> [Goal]
In the lines below, output everything from the first line through the line containing "prijs (€) per" exactly as it is. Pictures are not part of the output.

# START OF Material

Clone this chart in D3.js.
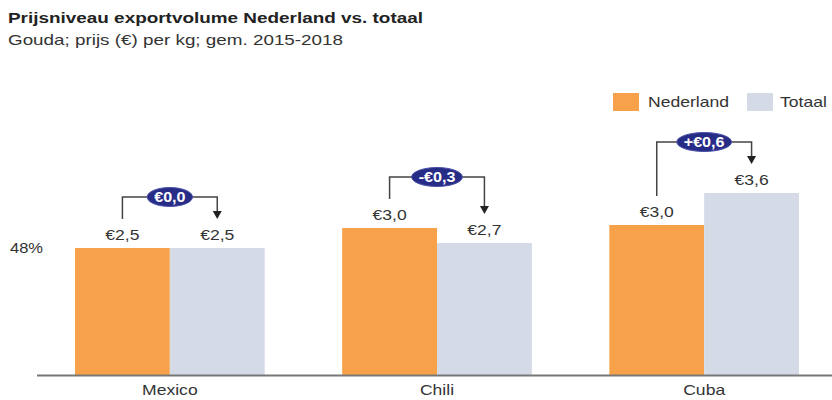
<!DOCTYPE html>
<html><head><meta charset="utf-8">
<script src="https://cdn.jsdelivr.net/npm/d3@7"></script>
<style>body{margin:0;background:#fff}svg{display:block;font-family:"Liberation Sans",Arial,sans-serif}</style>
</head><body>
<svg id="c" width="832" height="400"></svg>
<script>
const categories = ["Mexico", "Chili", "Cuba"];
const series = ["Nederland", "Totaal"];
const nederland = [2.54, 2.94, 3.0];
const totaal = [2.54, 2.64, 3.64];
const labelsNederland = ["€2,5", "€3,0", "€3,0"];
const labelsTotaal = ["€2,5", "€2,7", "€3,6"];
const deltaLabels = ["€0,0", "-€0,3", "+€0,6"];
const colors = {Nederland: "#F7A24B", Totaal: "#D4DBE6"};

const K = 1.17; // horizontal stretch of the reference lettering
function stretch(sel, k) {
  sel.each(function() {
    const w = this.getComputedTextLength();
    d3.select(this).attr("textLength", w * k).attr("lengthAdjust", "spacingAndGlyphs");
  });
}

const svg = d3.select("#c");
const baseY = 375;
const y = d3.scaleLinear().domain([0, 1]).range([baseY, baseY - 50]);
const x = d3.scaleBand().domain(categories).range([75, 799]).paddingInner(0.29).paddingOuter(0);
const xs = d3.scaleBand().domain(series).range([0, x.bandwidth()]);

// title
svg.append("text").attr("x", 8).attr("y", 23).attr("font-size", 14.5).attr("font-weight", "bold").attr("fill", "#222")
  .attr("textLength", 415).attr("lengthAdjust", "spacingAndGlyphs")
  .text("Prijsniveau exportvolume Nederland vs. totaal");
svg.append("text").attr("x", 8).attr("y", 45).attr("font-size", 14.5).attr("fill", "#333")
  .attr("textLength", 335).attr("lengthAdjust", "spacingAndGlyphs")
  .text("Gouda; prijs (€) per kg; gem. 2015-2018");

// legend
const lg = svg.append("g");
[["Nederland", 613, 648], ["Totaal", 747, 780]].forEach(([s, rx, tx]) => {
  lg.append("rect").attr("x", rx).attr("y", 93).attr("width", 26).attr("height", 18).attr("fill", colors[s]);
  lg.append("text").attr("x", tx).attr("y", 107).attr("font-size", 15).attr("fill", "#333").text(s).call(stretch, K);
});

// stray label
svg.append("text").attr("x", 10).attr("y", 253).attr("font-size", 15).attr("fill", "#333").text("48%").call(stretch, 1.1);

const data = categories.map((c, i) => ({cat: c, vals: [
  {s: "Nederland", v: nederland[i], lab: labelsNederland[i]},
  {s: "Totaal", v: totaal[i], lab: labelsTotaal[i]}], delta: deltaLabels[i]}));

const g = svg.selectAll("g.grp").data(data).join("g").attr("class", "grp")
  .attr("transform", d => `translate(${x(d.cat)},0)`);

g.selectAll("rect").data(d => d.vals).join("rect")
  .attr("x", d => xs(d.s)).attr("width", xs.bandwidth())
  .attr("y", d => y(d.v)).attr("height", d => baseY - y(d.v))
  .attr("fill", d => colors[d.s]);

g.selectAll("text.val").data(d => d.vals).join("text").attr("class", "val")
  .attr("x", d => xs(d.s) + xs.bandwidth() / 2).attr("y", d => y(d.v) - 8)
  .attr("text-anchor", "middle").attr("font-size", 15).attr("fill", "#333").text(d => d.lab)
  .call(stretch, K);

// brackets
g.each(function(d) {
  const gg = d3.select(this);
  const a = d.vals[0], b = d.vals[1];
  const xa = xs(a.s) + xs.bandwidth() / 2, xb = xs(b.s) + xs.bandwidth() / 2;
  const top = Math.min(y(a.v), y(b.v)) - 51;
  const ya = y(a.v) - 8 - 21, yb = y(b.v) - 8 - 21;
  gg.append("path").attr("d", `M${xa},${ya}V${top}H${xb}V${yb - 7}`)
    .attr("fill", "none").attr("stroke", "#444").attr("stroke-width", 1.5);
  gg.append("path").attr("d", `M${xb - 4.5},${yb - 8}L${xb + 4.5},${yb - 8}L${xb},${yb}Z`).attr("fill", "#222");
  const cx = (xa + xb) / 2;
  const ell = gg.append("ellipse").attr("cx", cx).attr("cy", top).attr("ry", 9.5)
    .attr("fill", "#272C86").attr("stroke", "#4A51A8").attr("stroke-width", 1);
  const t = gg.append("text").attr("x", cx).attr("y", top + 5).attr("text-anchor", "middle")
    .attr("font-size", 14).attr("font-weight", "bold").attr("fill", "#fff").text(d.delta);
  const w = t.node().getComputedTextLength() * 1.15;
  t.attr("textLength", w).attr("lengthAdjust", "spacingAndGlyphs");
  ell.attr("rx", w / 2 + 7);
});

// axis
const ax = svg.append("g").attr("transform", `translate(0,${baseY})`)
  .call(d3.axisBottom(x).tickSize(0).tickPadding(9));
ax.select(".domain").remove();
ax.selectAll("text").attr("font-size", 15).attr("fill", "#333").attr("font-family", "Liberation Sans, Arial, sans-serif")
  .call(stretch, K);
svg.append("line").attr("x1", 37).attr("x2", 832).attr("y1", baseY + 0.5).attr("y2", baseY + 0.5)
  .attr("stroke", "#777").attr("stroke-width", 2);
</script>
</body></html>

# END OF Material

> [Reply]
Clone this chart in D3.js.
<!DOCTYPE html>
<html><head><meta charset="utf-8">
<script src="https://cdn.jsdelivr.net/npm/d3@7"></script>
<style>body{margin:0;background:#fff}svg{display:block;font-family:"Liberation Sans",Arial,sans-serif}</style>
</head><body>
<svg id="c" width="832" height="400"></svg>
<script>
const categories = ["Mexico", "Chili", "Cuba"];
const series = ["Nederland", "Totaal"];
const nederland = [2.54, 2.94, 3.0];
const totaal = [2.54, 2.64, 3.64];
const labelsNederland = ["€2,5", "€3,0", "€3,0"];
const labelsTotaal = ["€2,5", "€2,7", "€3,6"];
const deltaLabels = ["€0,0", "-€0,3", "+€0,6"];
const colors = {Nederland: "#F7A24B", Totaal: "#D4DBE6"};

const K = 1.17; // horizontal stretch of the reference lettering
function stretch(sel, k) {
  sel.each(function() {
    const w = this.getComputedTextLength();
    d3.select(this).attr("textLength", w * k).attr("lengthAdjust", "spacingAndGlyphs");
  });
}

const svg = d3.select("#c");
const baseY = 375;
const y = d3.scaleLinear().domain([0, 1]).range([baseY, baseY - 50]);
const x = d3.scaleBand().domain(categories).range([75, 799]).paddingInner(0.29).paddingOuter(0);
const xs = d3.scaleBand().domain(series).range([0, x.bandwidth()]);

// title
svg.append("text").attr("x", 8).attr("y", 23).attr("font-size", 14.5).attr("font-weight", "bold").attr("fill", "#222")
  .attr("textLength", 415).attr("lengthAdjust", "spacingAndGlyphs")
  .text("Prijsniveau exportvolume Nederland vs. totaal");
svg.append("text").attr("x", 8).attr("y", 45).attr("font-size", 14.5).attr("fill", "#333")
  .attr("textLength", 335).attr("lengthAdjust", "spacingAndGlyphs")
  .text("Gouda; prijs (€) per kg; gem. 2015-2018");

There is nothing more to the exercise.